А тут попали в одну очередь и он среди прочего, сказал, что наши новомученики все «пустосвяты», потому что грех ереси и отступничества не смывается кровью. И мне стало совершенно ясно, что предо мной настоящий живой фарисей – человек мертвой буквы. Эта мысль вдруг дала начало к пониманию и фарисейства и того, что секта фарисеев жива и здорова у нас в России. И их очень много. Грехи древнего Израиля как-то не пропали, а то и дело пускают корни. Как-то то и дело народ засматривается на соблазны ветхозаветного служения. Увы.

В вере фарисей – это человек договора, ритуал, обряда.

Высокие договаривающиеся стороны заключили настоящий договор о том, что первая высокая договаривающаяся сторона — Избранный народ обязуется соблюдать Закон, данный им свыше, а вторая высокая договаривающаяся сторона- Отец Небесный, берет этот народ в удел, храня, воспитывая, и готовя его к Царству Божию. Так как ясно, что соблюдение народом формальной стороны дела в форме механического самоограничения не только не спасет, но имеет место во всех других верах и культах, народу были даны пророки, чтобы воспаряя духом над Законом, они проповедовали и воспитывали народ духом любви к жизни в Царстве Божием людей добрых, светлых и чистых.

Когда не стало пророков, их функцию – размягчение закона нравственностью взяли на себя фарисеи. Начиналось все хорошо, а кончилось как обычно. Они, не имея духа пророков, натолковали от себя столько нового и неуместного, что сами стали такими с кем боролись.
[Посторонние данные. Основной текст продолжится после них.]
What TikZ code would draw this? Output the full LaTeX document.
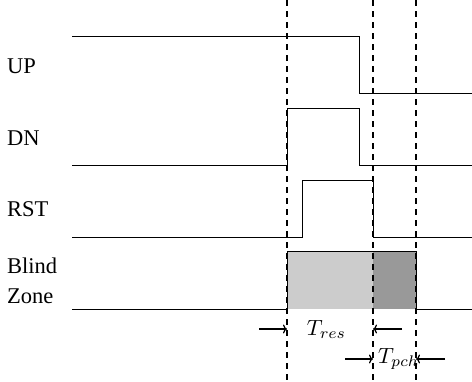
\documentclass[tikz,border=0pt]{standalone}
\usepackage{fontspec}
\setmainfont{Liberation Serif}
\usetikzlibrary{arrows.meta}
\definecolor{zoneA}{RGB}{204,204,204}
\definecolor{zoneB}{RGB}{153,153,153}
\tikzset{
  sig/.style={line width=0.9pt, line join=miter},
  guide/.style={line width=1.3pt, dash pattern=on 6pt off 5pt},
  lbl/.style={anchor=base west, inner sep=0pt, font=\fontsize{22.5}{30}\selectfont},
  mathlbl/.style={anchor=base west, inner sep=0pt},
  dim/.style={line width=1.2pt, -{To[length=4pt, width=9pt, line width=1.2pt]}},
}
\begin{document}
\begin{tikzpicture}[x=1pt, y=-1pt]
  \useasboundingbox (0,0) rectangle (472,381);

  % timing marks
  \coordinate (tA) at (287,0);
  \coordinate (tB) at (373,0);
  \coordinate (tC) at (416,0);

  % blind zone shading
  \fill[zoneA] (287,251) rectangle (373,309);
  \fill[zoneB] (373,251) rectangle (416,309);

  % signal labels
  \node[lbl] (up)  at (7,73.3)  {UP};
  \node[lbl] (dn)  at (7,145)   {DN};
  \node[lbl] (rst) at (7,216)   {RST};
  \node[lbl] (bz1) at (7,273.3) {Blind};
  \node[lbl] (bz2) at (7,303.3) {Zone};

  % waveforms
  \draw[sig] (72,36) -- (359,36) -- (359,93.7) -- (472,93.7);
  \draw[sig] (72,165) -- (287,165) -- (287,108) -- (359,108) -- (359,165) -- (472,165);
  \draw[sig] (72,237) -- (302,237) -- (302,180) -- (373,180) -- (373,237) -- (472,237);
  \draw[sig] (72,309) -- (287,309) -- (287,251) -- (416,251) -- (416,309) -- (472,309);

  % dashed time markers
  \draw[guide] (tA) -- ++(0,381);
  \draw[guide] (tB) -- ++(0,381);
  \draw[guide] (tC) -- ++(0,381);

  % interval annotations
  \coordinate (r1a) at (259,329);
  \coordinate (r1b) at (287,329);
  \coordinate (r1c) at (402,329);
  \coordinate (r1d) at (373,329);
  \coordinate (r2a) at (345,359);
  \coordinate (r2b) at (373,359);
  \coordinate (r2c) at (445,359);
  \coordinate (r2d) at (416,359);
  \draw[dim] (r1a) -- (r1b);
  \draw[dim] (r1c) -- (r1d);
  \draw[dim] (r2a) -- (r2b);
  \draw[dim] (r2c) -- (r2d);
  \node[mathlbl] (tres) at (306.7,335) {\scalebox{2.2}{$T_{res}$}};
  \node[mathlbl] (tpch) at (378,363)   {\scalebox{2.2}{$T_{pch}$}};
\end{tikzpicture}
\end{document}
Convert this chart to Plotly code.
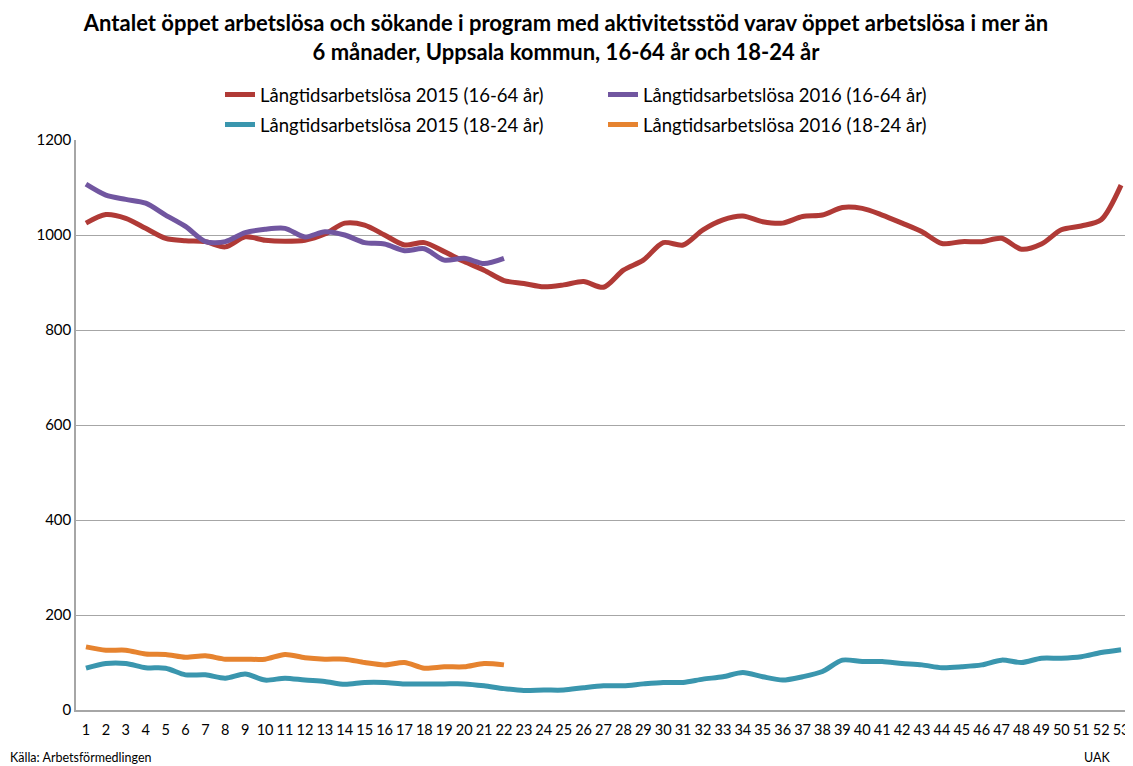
import plotly.graph_objects as go

weeks = list(range(1, 54))
week_labels = [str(w) for w in weeks]

red_2015_1664 = [1025, 1043, 1035, 1014, 993, 988, 986, 975, 996, 989,
                 987, 989, 1002, 1025, 1021, 1000, 979, 984, 965, 944,
                 926, 904, 898, 891, 895, 902, 890, 926, 947, 984,
                 979, 1011, 1032, 1040, 1028, 1025, 1039, 1042, 1058, 1056,
                 1042, 1025, 1007, 982, 986, 986, 993, 970, 981, 1011,
                 1019, 1032, 1105]

purple_2016_1664 = [1107, 1084, 1075, 1067, 1042, 1018, 986, 986, 1005, 1012,
                    1014, 996, 1007, 1000, 984, 981, 967, 971, 947, 951,
                    940, 951]

teal_2015_1824 = [88, 98, 98, 89, 88, 74, 74, 67, 76, 63,
                  67, 63, 60, 54, 58, 58, 55, 55, 55, 55,
                  51, 45, 41, 42, 42, 47, 51, 51, 55, 58,
                  58, 65, 70, 79, 70, 63, 70, 81, 105, 102,
                  102, 98, 95, 89, 91, 95, 105, 100, 109, 109,
                  112, 121, 127]

orange_2016_1824 = [133, 126, 126, 118, 117, 111, 114, 107, 107, 107,
                    117, 110, 107, 107, 100, 95, 100, 88, 91, 91,
                    98, 95]

names = ["Långtidsarbetslösa 2015 (16-64 år)", "Långtidsarbetslösa 2016 (16-64 år)",
         "Långtidsarbetslösa 2015 (18-24 år)", "Långtidsarbetslösa 2016 (18-24 år)"]
colors = ["#B03A36", "#7156A0", "#3A96AE", "#E6832F"]
series = [red_2015_1664, purple_2016_1664, teal_2015_1824, orange_2016_1824]
legends = ["legend", "legend", "legend2", "legend2"]

FONT = "Lato, Carlito, Calibri, sans-serif"

fig = go.Figure()
for name, col, vals, lg in zip(names, colors, series, legends):
    fig.add_trace(go.Scatter(
        x=weeks[:len(vals)], y=vals, name=name, mode="lines",
        line=dict(color=col, width=5, shape="spline", smoothing=0.8),
        legend=lg,
    ))

OFF = 8  # page body margin
W, H = 1133 - OFF, 766 - OFF
L = 76 - OFF
R = W - (1131 - OFF)
T = 140 - OFF
B = H - (710 - OFF)
pw = W - L - R
ph = H - T - B

def px_x(x):
    return (x - OFF - L) / pw

def px_y(y):
    return (H - B - (y - OFF)) / ph

fig.update_layout(
    width=W, height=H,
    margin=dict(l=L, r=R, t=T, b=B),
    plot_bgcolor="white", paper_bgcolor="white",
    font=dict(family=FONT, color="black", size=14),
    title=dict(
        text="Antalet öppet arbetslösa och sökande i program med aktivitetsstöd varav öppet arbetslösa i mer än<br>6 månader, Uppsala kommun, 16-64 år och 18-24 år",
        x=(566 - OFF) / W, xref="container", xanchor="center",
        y=1 - (31 - OFF) / H, yref="container", yanchor="top",
        font=dict(family=FONT, size=22, color="black", weight="bold"),
    ),
    legend=dict(
        orientation="h", x=px_x(220), y=px_y(95), xanchor="left", yanchor="middle",
        entrywidth=338, entrywidthmode="pixels",
        font=dict(family=FONT, size=18.5, color="black"),
        bgcolor="rgba(0,0,0,0)",
    ),
    legend2=dict(
        orientation="h", x=px_x(220), y=px_y(125), xanchor="left", yanchor="middle",
        entrywidth=338, entrywidthmode="pixels",
        font=dict(family=FONT, size=18.5, color="black"),
        bgcolor="rgba(0,0,0,0)",
    ),
    xaxis=dict(
        range=[0.5, 53.5], tickmode="array", tickvals=weeks, ticktext=week_labels,
        showgrid=False, showline=True, linecolor="#A6A6A6", linewidth=1.5,
        ticks="", ticklabelstandoff=6, tickfont=dict(family=FONT, size=14.5, color="black"),
        zeroline=False, fixedrange=True,
    ),
    yaxis=dict(
        range=[0, 1200], dtick=200, showgrid=True, gridcolor="#A6A6A6", gridwidth=1,
        showline=True, linecolor="#A6A6A6", linewidth=1.5, ticks="",
        tickfont=dict(family=FONT, size=15, color="black"),
        zeroline=False, fixedrange=True,
    ),
    annotations=[
        dict(text="Källa: Arbetsförmedlingen", xref="paper", yref="paper",
             x=px_x(8), y=px_y(757), xanchor="left", yanchor="middle",
             showarrow=False, font=dict(family=FONT, size=12.5, color="black")),
        dict(text="UAK", xref="paper", yref="paper",
             x=px_x(1082), y=px_y(757), xanchor="left", yanchor="middle",
             showarrow=False, font=dict(family=FONT, size=12.5, color="black")),
    ],
)

fig.write_html("out.html")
Плохо не то, что фарисеи любили закон, а то, что забыли то за что боролись: «Не человек для субботы, а суббота для человека». В самом деле, вот пришел загадочный Некто, имеющий говорить со властью в речах, оживляющий умерших, исцеляющий невероятно тяжелых больных. Этот загадочный Иисус говорил такие прекрасные и удивительные слова о Царстве Божием, оживляющие суть договора с Богом, что было ясно, что это не слова человека и премудрость Его не от людей. А они ему:

- Руки мыл?
- Эй, ты. В субботу, сядь-сиди! Завязывай чудотворить.
- Ты уверен, что мытарь тебе компания?
- Если бы он знал, что за женщина отирает ему ноги!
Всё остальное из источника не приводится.